> _What you need to do_
Quote the listing below in full and exactly as written, but omit every picture.

------------------------

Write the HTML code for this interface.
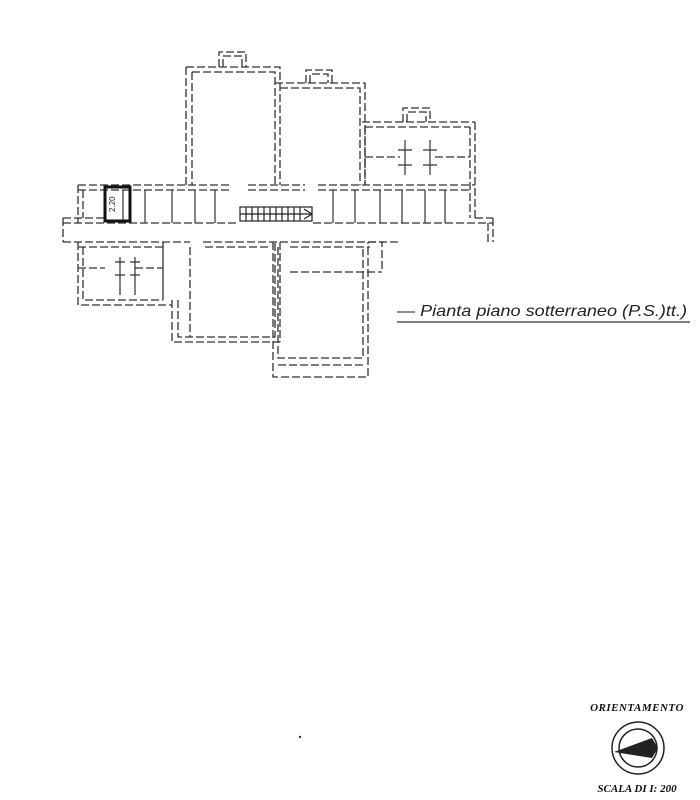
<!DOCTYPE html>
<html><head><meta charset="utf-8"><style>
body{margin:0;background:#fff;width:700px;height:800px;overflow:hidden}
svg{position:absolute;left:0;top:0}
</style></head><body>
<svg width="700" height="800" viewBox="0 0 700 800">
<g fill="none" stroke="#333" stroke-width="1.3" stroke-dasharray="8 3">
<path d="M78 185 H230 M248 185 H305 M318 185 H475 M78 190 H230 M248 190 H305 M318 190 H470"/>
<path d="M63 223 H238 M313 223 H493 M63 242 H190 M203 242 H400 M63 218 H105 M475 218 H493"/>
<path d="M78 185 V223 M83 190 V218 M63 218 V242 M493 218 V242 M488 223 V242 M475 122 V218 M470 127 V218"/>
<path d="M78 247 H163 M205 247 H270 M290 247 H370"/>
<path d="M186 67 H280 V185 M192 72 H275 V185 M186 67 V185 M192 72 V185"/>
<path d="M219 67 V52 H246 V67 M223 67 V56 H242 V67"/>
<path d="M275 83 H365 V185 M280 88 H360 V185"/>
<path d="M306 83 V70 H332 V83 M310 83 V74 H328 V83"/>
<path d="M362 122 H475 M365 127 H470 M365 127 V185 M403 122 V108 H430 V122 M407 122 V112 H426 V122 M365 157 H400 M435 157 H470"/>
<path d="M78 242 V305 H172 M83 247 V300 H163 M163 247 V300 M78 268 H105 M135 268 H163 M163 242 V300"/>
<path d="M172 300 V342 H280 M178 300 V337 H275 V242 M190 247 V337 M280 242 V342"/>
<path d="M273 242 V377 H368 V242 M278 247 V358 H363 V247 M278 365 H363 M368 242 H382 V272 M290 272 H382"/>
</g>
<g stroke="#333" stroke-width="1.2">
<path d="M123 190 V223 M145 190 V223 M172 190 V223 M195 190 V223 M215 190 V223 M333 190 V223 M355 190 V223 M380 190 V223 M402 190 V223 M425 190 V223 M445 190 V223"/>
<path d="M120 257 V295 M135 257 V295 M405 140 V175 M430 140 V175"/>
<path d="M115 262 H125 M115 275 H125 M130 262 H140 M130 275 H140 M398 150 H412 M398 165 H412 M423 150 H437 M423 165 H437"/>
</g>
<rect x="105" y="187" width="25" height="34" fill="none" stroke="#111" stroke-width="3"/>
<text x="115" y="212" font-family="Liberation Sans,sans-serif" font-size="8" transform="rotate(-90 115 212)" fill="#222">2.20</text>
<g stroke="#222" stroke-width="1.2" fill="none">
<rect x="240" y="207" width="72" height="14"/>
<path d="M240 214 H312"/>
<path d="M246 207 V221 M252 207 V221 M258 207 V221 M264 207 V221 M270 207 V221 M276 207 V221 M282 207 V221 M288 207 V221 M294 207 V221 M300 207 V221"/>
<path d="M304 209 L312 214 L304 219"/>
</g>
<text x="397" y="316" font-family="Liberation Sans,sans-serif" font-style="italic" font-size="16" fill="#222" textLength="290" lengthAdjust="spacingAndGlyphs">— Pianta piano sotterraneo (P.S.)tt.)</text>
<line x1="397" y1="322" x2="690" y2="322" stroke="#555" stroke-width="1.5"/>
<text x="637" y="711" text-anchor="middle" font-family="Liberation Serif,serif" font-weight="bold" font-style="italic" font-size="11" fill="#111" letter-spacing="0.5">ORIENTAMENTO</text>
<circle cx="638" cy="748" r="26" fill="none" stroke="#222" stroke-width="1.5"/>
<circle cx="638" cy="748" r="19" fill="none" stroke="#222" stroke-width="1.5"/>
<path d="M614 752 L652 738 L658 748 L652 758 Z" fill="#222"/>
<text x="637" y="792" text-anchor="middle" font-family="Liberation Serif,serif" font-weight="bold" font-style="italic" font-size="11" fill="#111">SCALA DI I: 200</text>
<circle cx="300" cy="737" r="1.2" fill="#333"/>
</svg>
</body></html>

------------------------

> _Exercise answer_
Write the HTML code for this interface.
<!DOCTYPE html>
<html><head><meta charset="utf-8"><style>
body{margin:0;background:#fff;width:700px;height:800px;overflow:hidden}
svg{position:absolute;left:0;top:0}
</style></head><body>
<svg width="700" height="800" viewBox="0 0 700 800">
<g fill="none" stroke="#333" stroke-width="1.3" stroke-dasharray="8 3">
<path d="M78 185 H230 M248 185 H305 M318 185 H475 M78 190 H230 M248 190 H305 M318 190 H470"/>
<path d="M63 223 H238 M313 223 H493 M63 242 H190 M203 242 H400 M63 218 H105 M475 218 H493"/>
<path d="M78 185 V223 M83 190 V218 M63 218 V242 M493 218 V242 M488 223 V242 M475 122 V218 M470 127 V218"/>
<path d="M78 247 H163 M205 247 H270 M290 247 H370"/>
<path d="M186 67 H280 V185 M192 72 H275 V185 M186 67 V185 M192 72 V185"/>
<path d="M219 67 V52 H246 V67 M223 67 V56 H242 V67"/>
<path d="M275 83 H365 V185 M280 88 H360 V185"/>
<path d="M306 83 V70 H332 V83 M310 83 V74 H328 V83"/>
<path d="M362 122 H475 M365 127 H470 M365 127 V185 M403 122 V108 H430 V122 M407 122 V112 H426 V122 M365 157 H400 M435 157 H470"/>
<path d="M78 242 V305 H172 M83 247 V300 H163 M163 247 V300 M78 268 H105 M135 268 H163 M163 242 V300"/>
<path d="M172 300 V342 H280 M178 300 V337 H275 V242 M190 247 V337 M280 242 V342"/>
<path d="M273 242 V377 H368 V242 M278 247 V358 H363 V247 M278 365 H363 M368 242 H382 V272 M290 272 H382"/>
</g>
<g stroke="#333" stroke-width="1.2">
<path d="M123 190 V223 M145 190 V223 M172 190 V223 M195 190 V223 M215 190 V223 M333 190 V223 M355 190 V223 M380 190 V223 M402 190 V223 M425 190 V223 M445 190 V223"/>
<path d="M120 257 V295 M135 257 V295 M405 140 V175 M430 140 V175"/>
<path d="M115 262 H125 M115 275 H125 M130 262 H140 M130 275 H140 M398 150 H412 M398 165 H412 M423 150 H437 M423 165 H437"/>
</g>
<rect x="105" y="187" width="25" height="34" fill="none" stroke="#111" stroke-width="3"/>
<text x="115" y="212" font-family="Liberation Sans,sans-serif" font-size="8" transform="rotate(-90 115 212)" fill="#222">2.20</text>
<g stroke="#222" stroke-width="1.2" fill="none">
<rect x="240" y="207" width="72" height="14"/>
<path d="M240 214 H312"/>
<path d="M246 207 V221 M252 207 V221 M258 207 V221 M264 207 V221 M270 207 V221 M276 207 V221 M282 207 V221 M288 207 V221 M294 207 V221 M300 207 V221"/>
<path d="M304 209 L312 214 L304 219"/>
</g>
<text x="397" y="316" font-family="Liberation Sans,sans-serif" font-style="italic" font-size="16" fill="#222" textLength="290" lengthAdjust="spacingAndGlyphs">— Pianta piano sotterraneo (P.S.)tt.)</text>
<line x1="397" y1="322" x2="690" y2="322" stroke="#555" stroke-width="1.5"/>
<text x="637" y="711" text-anchor="middle" font-family="Liberation Serif,serif" font-weight="bold" font-style="italic" font-size="11" fill="#111" letter-spacing="0.5">ORIENTAMENTO</text>
<circle cx="638" cy="748" r="26" fill="none" stroke="#222" stroke-width="1.5"/>
<circle cx="638" cy="748" r="19" fill="none" stroke="#222" stroke-width="1.5"/>
<path d="M614 752 L652 738 L658 748 L652 758 Z" fill="#222"/>
<text x="637" y="792" text-anchor="middle" font-family="Liberation Serif,serif" font-weight="bold" font-style="italic" font-size="11" fill="#111">SCALA DI I: 200</text>
<circle cx="300" cy="737" r="1.2" fill="#333"/>
</svg>
</body></html>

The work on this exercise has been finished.